# Data supplied
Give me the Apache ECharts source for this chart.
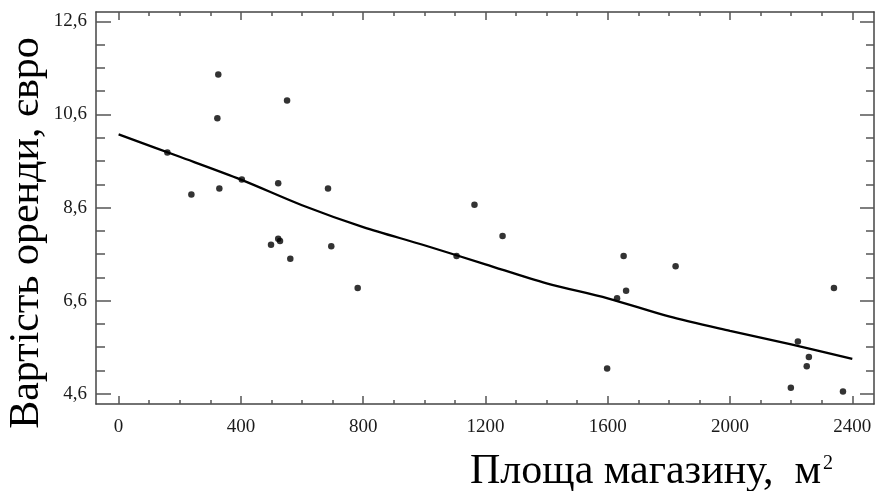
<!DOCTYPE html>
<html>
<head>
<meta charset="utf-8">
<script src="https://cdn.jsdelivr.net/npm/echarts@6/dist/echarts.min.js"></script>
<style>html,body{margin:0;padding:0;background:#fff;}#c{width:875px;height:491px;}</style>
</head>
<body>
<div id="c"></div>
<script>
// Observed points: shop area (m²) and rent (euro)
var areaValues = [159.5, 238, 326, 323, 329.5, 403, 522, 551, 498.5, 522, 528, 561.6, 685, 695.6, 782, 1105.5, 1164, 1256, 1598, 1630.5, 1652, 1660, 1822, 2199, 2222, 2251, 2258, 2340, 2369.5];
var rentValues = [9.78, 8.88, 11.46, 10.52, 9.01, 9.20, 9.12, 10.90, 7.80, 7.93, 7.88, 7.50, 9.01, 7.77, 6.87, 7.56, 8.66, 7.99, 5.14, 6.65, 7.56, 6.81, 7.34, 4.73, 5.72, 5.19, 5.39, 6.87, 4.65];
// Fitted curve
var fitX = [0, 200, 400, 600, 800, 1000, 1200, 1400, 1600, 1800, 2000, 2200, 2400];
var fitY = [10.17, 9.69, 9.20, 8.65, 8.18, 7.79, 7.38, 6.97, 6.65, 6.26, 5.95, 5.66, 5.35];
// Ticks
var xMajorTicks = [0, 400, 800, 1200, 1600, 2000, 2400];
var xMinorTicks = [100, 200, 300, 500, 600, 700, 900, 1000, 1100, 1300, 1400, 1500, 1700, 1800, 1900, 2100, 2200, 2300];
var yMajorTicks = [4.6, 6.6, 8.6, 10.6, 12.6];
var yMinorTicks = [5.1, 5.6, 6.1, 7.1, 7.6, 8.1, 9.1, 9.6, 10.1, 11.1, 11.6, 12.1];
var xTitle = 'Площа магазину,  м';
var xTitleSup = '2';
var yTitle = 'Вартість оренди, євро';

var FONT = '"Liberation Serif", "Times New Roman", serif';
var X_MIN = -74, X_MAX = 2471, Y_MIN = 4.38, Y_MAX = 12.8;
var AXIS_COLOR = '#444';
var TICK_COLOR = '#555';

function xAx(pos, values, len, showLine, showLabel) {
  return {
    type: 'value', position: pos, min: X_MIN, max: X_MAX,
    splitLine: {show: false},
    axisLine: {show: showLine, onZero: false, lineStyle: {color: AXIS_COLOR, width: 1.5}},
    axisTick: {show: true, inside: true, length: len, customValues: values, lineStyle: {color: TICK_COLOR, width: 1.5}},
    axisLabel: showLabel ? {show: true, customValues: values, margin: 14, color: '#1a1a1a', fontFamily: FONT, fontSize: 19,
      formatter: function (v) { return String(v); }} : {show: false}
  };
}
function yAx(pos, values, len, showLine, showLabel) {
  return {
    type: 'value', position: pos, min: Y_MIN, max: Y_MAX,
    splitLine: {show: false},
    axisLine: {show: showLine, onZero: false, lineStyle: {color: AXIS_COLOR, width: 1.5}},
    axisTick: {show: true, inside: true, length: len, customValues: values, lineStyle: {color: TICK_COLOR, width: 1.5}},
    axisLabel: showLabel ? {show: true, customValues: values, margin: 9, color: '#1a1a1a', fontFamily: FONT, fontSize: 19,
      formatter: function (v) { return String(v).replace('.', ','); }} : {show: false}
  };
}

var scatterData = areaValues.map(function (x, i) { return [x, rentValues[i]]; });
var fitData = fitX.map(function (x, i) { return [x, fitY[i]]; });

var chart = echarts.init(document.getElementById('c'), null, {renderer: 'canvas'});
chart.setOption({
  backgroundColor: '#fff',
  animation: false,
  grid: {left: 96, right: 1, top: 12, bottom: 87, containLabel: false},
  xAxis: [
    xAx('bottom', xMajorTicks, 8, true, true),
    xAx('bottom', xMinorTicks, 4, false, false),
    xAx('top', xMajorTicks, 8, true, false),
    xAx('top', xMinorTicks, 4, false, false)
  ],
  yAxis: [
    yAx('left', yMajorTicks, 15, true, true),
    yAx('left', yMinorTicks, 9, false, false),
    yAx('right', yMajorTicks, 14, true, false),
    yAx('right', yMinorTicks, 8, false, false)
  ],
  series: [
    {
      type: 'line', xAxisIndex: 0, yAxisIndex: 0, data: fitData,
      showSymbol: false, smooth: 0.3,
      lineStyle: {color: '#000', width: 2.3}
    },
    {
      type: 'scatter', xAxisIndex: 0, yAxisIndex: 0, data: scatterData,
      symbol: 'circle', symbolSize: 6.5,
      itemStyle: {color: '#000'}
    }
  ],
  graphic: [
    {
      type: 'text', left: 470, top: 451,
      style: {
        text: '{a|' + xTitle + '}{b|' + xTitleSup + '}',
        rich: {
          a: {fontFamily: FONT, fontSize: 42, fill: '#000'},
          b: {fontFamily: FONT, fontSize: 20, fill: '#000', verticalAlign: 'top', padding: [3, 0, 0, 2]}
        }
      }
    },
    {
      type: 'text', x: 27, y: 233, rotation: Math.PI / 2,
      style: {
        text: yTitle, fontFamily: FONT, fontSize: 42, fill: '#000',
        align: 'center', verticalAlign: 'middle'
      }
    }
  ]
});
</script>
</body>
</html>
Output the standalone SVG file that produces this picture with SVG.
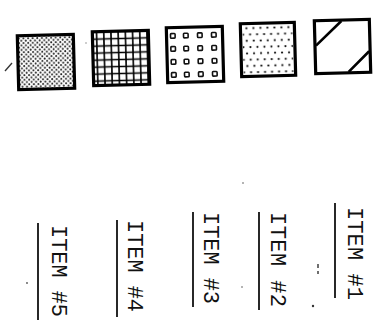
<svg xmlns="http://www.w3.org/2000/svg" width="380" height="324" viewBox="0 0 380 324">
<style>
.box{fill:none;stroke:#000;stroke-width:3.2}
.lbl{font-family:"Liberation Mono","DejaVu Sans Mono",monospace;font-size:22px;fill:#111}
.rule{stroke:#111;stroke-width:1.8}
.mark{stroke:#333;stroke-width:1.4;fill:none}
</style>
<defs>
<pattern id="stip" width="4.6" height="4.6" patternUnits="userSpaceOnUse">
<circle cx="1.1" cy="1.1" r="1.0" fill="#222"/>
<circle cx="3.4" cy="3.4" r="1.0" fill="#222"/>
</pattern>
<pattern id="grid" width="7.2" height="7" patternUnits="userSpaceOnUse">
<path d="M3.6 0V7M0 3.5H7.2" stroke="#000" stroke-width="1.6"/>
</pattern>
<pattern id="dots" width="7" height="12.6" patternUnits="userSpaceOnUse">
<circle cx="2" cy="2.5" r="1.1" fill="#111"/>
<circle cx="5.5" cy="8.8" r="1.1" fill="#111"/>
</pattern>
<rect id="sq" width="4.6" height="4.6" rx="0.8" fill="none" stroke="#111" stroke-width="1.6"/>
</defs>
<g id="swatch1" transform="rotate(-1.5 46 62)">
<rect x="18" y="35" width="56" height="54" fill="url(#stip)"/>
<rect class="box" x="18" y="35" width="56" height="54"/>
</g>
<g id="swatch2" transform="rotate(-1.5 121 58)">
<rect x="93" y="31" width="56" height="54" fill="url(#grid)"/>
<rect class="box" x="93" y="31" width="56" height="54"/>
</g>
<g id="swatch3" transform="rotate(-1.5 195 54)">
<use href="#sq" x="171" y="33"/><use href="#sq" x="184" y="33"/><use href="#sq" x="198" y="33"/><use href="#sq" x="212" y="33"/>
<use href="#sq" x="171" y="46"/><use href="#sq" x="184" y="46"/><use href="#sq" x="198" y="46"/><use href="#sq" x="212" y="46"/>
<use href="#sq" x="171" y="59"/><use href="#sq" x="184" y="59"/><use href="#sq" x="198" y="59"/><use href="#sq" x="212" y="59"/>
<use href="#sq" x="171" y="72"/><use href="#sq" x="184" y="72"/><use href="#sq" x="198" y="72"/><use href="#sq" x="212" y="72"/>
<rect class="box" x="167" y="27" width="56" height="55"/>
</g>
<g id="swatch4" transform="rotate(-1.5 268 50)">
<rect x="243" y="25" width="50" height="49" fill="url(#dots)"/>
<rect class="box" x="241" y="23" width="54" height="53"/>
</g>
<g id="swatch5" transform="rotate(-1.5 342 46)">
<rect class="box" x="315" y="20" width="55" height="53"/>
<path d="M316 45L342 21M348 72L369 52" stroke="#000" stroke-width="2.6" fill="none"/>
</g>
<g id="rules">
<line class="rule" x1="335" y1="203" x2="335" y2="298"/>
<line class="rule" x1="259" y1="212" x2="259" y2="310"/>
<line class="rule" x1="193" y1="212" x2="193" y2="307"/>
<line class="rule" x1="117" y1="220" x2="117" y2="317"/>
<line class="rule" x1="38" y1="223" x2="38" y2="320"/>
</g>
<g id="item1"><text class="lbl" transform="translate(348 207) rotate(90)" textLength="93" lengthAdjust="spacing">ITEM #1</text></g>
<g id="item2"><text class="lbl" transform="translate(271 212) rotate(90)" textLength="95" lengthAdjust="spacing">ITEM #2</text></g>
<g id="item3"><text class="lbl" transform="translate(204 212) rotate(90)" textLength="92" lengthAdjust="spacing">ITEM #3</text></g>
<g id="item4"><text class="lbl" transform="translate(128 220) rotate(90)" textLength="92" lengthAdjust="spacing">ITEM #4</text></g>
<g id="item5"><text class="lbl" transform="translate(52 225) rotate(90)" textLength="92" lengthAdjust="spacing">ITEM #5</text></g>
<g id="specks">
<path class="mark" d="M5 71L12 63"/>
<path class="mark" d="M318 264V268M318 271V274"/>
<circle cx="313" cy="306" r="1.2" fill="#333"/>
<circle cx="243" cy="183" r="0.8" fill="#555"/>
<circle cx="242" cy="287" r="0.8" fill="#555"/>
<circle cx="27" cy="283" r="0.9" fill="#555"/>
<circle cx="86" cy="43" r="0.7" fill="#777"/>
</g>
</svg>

# What the task requires
Leave the pictures out and repeat exactly the lines from the beginning of the records to the line bearing "var yTitle = 'Вартість оренди, євро';", both ends counted.

# Answer
Give me the Apache ECharts source for this chart.
<!DOCTYPE html>
<html>
<head>
<meta charset="utf-8">
<script src="https://cdn.jsdelivr.net/npm/echarts@6/dist/echarts.min.js"></script>
<style>html,body{margin:0;padding:0;background:#fff;}#c{width:875px;height:491px;}</style>
</head>
<body>
<div id="c"></div>
<script>
// Observed points: shop area (m²) and rent (euro)
var areaValues = [159.5, 238, 326, 323, 329.5, 403, 522, 551, 498.5, 522, 528, 561.6, 685, 695.6, 782, 1105.5, 1164, 1256, 1598, 1630.5, 1652, 1660, 1822, 2199, 2222, 2251, 2258, 2340, 2369.5];
var rentValues = [9.78, 8.88, 11.46, 10.52, 9.01, 9.20, 9.12, 10.90, 7.80, 7.93, 7.88, 7.50, 9.01, 7.77, 6.87, 7.56, 8.66, 7.99, 5.14, 6.65, 7.56, 6.81, 7.34, 4.73, 5.72, 5.19, 5.39, 6.87, 4.65];
// Fitted curve
var fitX = [0, 200, 400, 600, 800, 1000, 1200, 1400, 1600, 1800, 2000, 2200, 2400];
var fitY = [10.17, 9.69, 9.20, 8.65, 8.18, 7.79, 7.38, 6.97, 6.65, 6.26, 5.95, 5.66, 5.35];
// Ticks
var xMajorTicks = [0, 400, 800, 1200, 1600, 2000, 2400];
var xMinorTicks = [100, 200, 300, 500, 600, 700, 900, 1000, 1100, 1300, 1400, 1500, 1700, 1800, 1900, 2100, 2200, 2300];
var yMajorTicks = [4.6, 6.6, 8.6, 10.6, 12.6];
var yMinorTicks = [5.1, 5.6, 6.1, 7.1, 7.6, 8.1, 9.1, 9.6, 10.1, 11.1, 11.6, 12.1];
var xTitle = 'Площа магазину,  м';
var xTitleSup = '2';
var yTitle = 'Вартість оренди, євро';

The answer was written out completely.